SNP dataset for 27 populations of Adenocaulon himalaicum (Asteraceae)
Data files
Jul 03, 2025 version files 194.55 MB
-
neutral_SNPs_of_A._himalaicum.vcf
194.55 MB
-
README.md
1.52 KB
Abstract
Understanding adaptive evolution and survival risks in understory herbs is crucial for the effective conservation of biodiversity. It is not well understood how environmental gradients mediate local adaptation and how populations respond to changing environment of understory herbs. In this study, we conducted the population genomic analysis of Adenocaulon himalaicum (Asteraceae) in East Asia, representing a good model of dominant understory herb to unveil the adaptive evolution mechanisms of this species. Based on 34,398 single nucleotide polymorphisms (SNPs) across 27 populations, we identified three genetic lineages companied with high levels genetic differentiation between populations. Our isolation by environment results (IBE) indicated the significant effect of environmental gradients on genomic variation of A. himalaicum (r = 0.18, p = 0.03). Redundancy analysis (RDA) revealed that the genomic variation were significantly explained by mean diurnal range (bio2), precipitation of driest quarter (bio17) and precipitation of warmest quarter (bio18) and soil type (TAXNWRB). Using two genotype-environment association (GEA) methods, we identified 27 SNPs as candidates for core climate-related adaption loci and two loci of these were further validated by qRT-RCR experiments. Furthermore, predictions to spatiotemporal pattern of genomic offsets under different future climate scenarios revealed that populations near southeastern edge of Himalaya, Yunnan-Guizhou Plateau, northern Korean Peninsula, and southern Japan were regarded as the most vulnerable populations. Therefore, conservation priority is needed for these populations due to candidate variants and unique genetic compositions being useful for future breeding.

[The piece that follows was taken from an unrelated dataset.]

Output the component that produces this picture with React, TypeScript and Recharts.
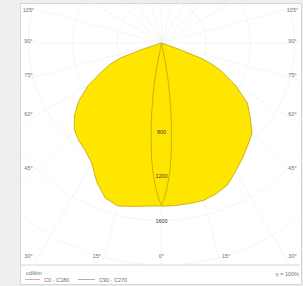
import { Customized, ReferenceDot, Scatter, ScatterChart, XAxis, YAxis } from 'recharts';

// Luminous intensity (cd/klm) per gamma angle, 0° = straight down.
const C0_ANGLES = [0, 5, 10, 15, 20, 25, 30, 35, 40, 45, 50, 55, 60, 65, 67.5, 69, 70, 71];
const C0_VALUES = [1470, 1470, 1468, 1468, 1445, 1410, 1335, 1270, 1207, 1153, 1045, 945, 775, 595, 480, 378, 180, 0];
const C180_ANGLES = [0, 5, 10, 15, 20, 25, 30, 35, 40, 45, 50, 55, 60, 65, 67.5, 70, 71.5, 73];
const C180_VALUES = [1468, 1475, 1495, 1520, 1485, 1380, 1255, 1190, 1155, 1110, 1025, 910, 760, 580, 500, 394, 200, 0];
const C90_ANGLES = [0, 1, 2, 3, 4, 5, 6, 7, 8, 9, 10, 11, 12];
const C90_VALUES = [1460, 1400, 1320, 1225, 1130, 1000, 855, 730, 600, 470, 350, 200, 0];
const C270_ANGLES = [0, 1, 2, 3, 4, 5, 6, 7, 8, 9, 10, 11, 12];
const C270_VALUES = [1460, 1405, 1330, 1240, 1150, 1030, 890, 760, 630, 500, 380, 220, 0];

const GRID_RADII = [400, 800, 1200, 1600, 2000, 2400];
const RING_LABELS = [800, 1200, 1600];
const SIDE_ANGLES = [105, 90, 75, 60, 45];
const BOTTOM_ANGLES = [-30, -15, 0, 15, 30];

const W = 303;
const H = 286;
const PLOT = { left: 20, top: 3, right: 300, bottom: 265 };
const ORIGIN = { x: 161.5, y: 43 };
const CD_PER_PX = 400 / 44.4;

const X_DOMAIN = [-(ORIGIN.x - PLOT.left) * CD_PER_PX, (PLOT.right - ORIGIN.x) * CD_PER_PX];
const Y_DOMAIN = [-(PLOT.bottom - ORIGIN.y) * CD_PER_PX, (ORIGIN.y - PLOT.top) * CD_PER_PX];

const YELLOW = '#ffe600';
const OUTLINE = '#c2a300';
const GRID = '#f0f0f0';
const TEXT = '#707070';
const FONT = '"Liberation Sans", Arial, sans-serif';

const rad = (deg: number) => (deg * Math.PI) / 180;

function toXY(gamma: number, cd: number, side: number) {
  return { x: side * cd * Math.sin(rad(gamma)), y: -cd * Math.cos(rad(gamma)) };
}

// closed outline of one C-plane pair: right half then left half
function plane(rA: number[], rV: number[], lA: number[], lV: number[]) {
  const right = rA.map((g, i) => toXY(g, rV[i], 1)).reverse();
  const left = lA.map((g, i) => toXY(g, lV[i], -1));
  const pts = [...right, ...left];
  return [...pts, pts[0]];
}

const mainPlane = plane(C0_ANGLES, C0_VALUES, C180_ANGLES, C180_VALUES);
const narrowPlane = plane(C90_ANGLES, C90_VALUES, C270_ANGLES, C270_VALUES);

const rings = GRID_RADII.map((r) => {
  const pts = [];
  for (let a = 0; a <= 360; a += 4) pts.push({ x: r * Math.sin(rad(a)), y: r * Math.cos(rad(a)) });
  return pts;
});
const spokes = Array.from({ length: 24 }, (_, i) => i * 15).map((a) => [
  { x: 0, y: 0 },
  toXY(a, 3000, 1),
]);

// pixel offset from the origin (down positive) -> data coords
const px = (dx: number, dy: number) => ({ x: dx * CD_PER_PX, y: -dy * CD_PER_PX });

const sideLabels = SIDE_ANGLES.flatMap((a) => {
  const yPx = Math.max(-2 + 127 / Math.tan(rad(a)), 10 - ORIGIN.y);
  return [
    { key: `l${a}`, text: `${a}°`, ...px(-133, yPx) },
    { key: `r${a}`, text: `${a}°`, ...px(131, yPx) },
  ];
});
const bottomLabels = BOTTOM_ANGLES.map((a) => {
  const dx = Math.min(Math.max(241 * Math.tan(rad(a)), -133), 131);
  return { key: `b${a}`, text: `${Math.abs(a)}°`, ...px(dx, 213) };
});

const NoDot = () => <g />;

function Captions() {
  return (
    <g fontFamily={FONT} fontSize={5.5} fill={TEXT}>
      <line x1={PLOT.left} x2={PLOT.right} y1={PLOT.bottom} y2={PLOT.bottom} stroke="#d4d4d4" />
      <text x={26} y={275}>cd/klm</text>
      <line x1={25} x2={40} y1={279.5} y2={279.5} stroke="#e58a8a" strokeWidth={0.8} />
      <text x={44} y={281.5}>C0 - C180</text>
      <line x1={78} x2={95} y1={279.5} y2={279.5} stroke="#9a9a9a" strokeWidth={0.8} />
      <text x={99} y={281.5}>C90 - C270</text>
      <text x={299} y={275.5} textAnchor="end">η = 100%</text>
    </g>
  );
}

export default function App() {
  return (
    <div style={{ position: 'fixed', left: 0, top: 0, width: W, height: H, background: '#efefef' }}>
      <div
        style={{
          position: 'absolute',
          left: 20,
          top: 3,
          width: 282,
          height: 282,
          boxSizing: 'border-box',
          background: '#fff',
          border: '1px solid #d6d6d6',
        }}
      />
      <div style={{ position: 'absolute', left: 0, top: 0 }}>
        <ScatterChart
          width={W}
          height={H}
          margin={{ top: PLOT.top, left: PLOT.left, right: W - PLOT.right, bottom: H - PLOT.bottom }}
        >
          <XAxis type="number" dataKey="x" domain={X_DOMAIN} allowDataOverflow hide />
          <YAxis type="number" dataKey="y" domain={Y_DOMAIN} allowDataOverflow hide />
          {rings.map((pts, i) => (
            <Scatter
              key={`ring${i}`}
              data={pts}
              shape={NoDot}
              line={{ stroke: GRID, strokeWidth: 0.7 }}
              isAnimationActive={false}
            />
          ))}
          {spokes.map((pts, i) => (
            <Scatter
              key={`spoke${i}`}
              data={pts}
              shape={NoDot}
              line={{ stroke: GRID, strokeWidth: 0.7 }}
              isAnimationActive={false}
            />
          ))}
          <Scatter
            data={mainPlane}
            shape={NoDot}
            line={{ fill: YELLOW, stroke: OUTLINE, strokeWidth: 0.8 }}
            isAnimationActive={false}
          />
          <Scatter
            data={narrowPlane}
            shape={NoDot}
            line={{ fill: 'none', stroke: '#b39c00', strokeWidth: 0.7 }}
            isAnimationActive={false}
          />
          {RING_LABELS.map((v) => (
            <ReferenceDot
              key={`ring-label${v}`}
              x={0}
              y={-v}
              r={0}
              fill="none"
              stroke="none"
              label={{ value: `${v}`, position: 'center', fontSize: 5.5, fill: '#3c3c3c', fontFamily: FONT }}
            />
          ))}
          {[...sideLabels, ...bottomLabels].map((l) => (
            <ReferenceDot
              key={l.key}
              x={l.x}
              y={l.y}
              r={0}
              fill="none"
              stroke="none"
              label={{ value: l.text, position: 'center', fontSize: 5.5, fill: TEXT, fontFamily: FONT }}
            />
          ))}
          <Customized component={<Captions />} />
        </ScatterChart>
      </div>
    </div>
  );
}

https://doi.org/10.5061/dryad.j6q573nq6
Description of the data and file structure
A VCF (Variant Call Format) file is a text file storing genetic variation data, like SNPs or insertions/deletions.
Files and variables
File: neutral_SNPs_of_A._himalaicum.vcf
The dataset is structured with individual VCF files for 27 Adenocaulon himalaicum populations from 221 individuals. Each VCF file contains meta-information lines, followed by a header line specifying eight fixed fields per sample and subsequent data lines detailing genomic positions. The fixed fields include information such as chromosome (CHROM), position (POS), identifier (ID), the reference base(s) (REF), alternate base(s) (ALT), quality (QUAL), filter status (FILTER), and additional information (INFO). Genotypes are encoded as allele values separated by ‘/’ or ‘l’ to indicate unphased or phased data, respectively.
We filtered the loci according to loci with minor allele frequencies <0.05, and a maximum observed heterozygosity was set at 0.5 to reduce the potential paralogs. The polymorphic loci present in at least 85% of the individuals were retained.
This file shows the 34,398 SNPs identified by Stacks v2.41 for 221 individuals of Adenocaulon himalaicum.
Code/Software
These files can all be opened with a standard text editor, such as Notepad. It can also be opened with Tassel as vcf files.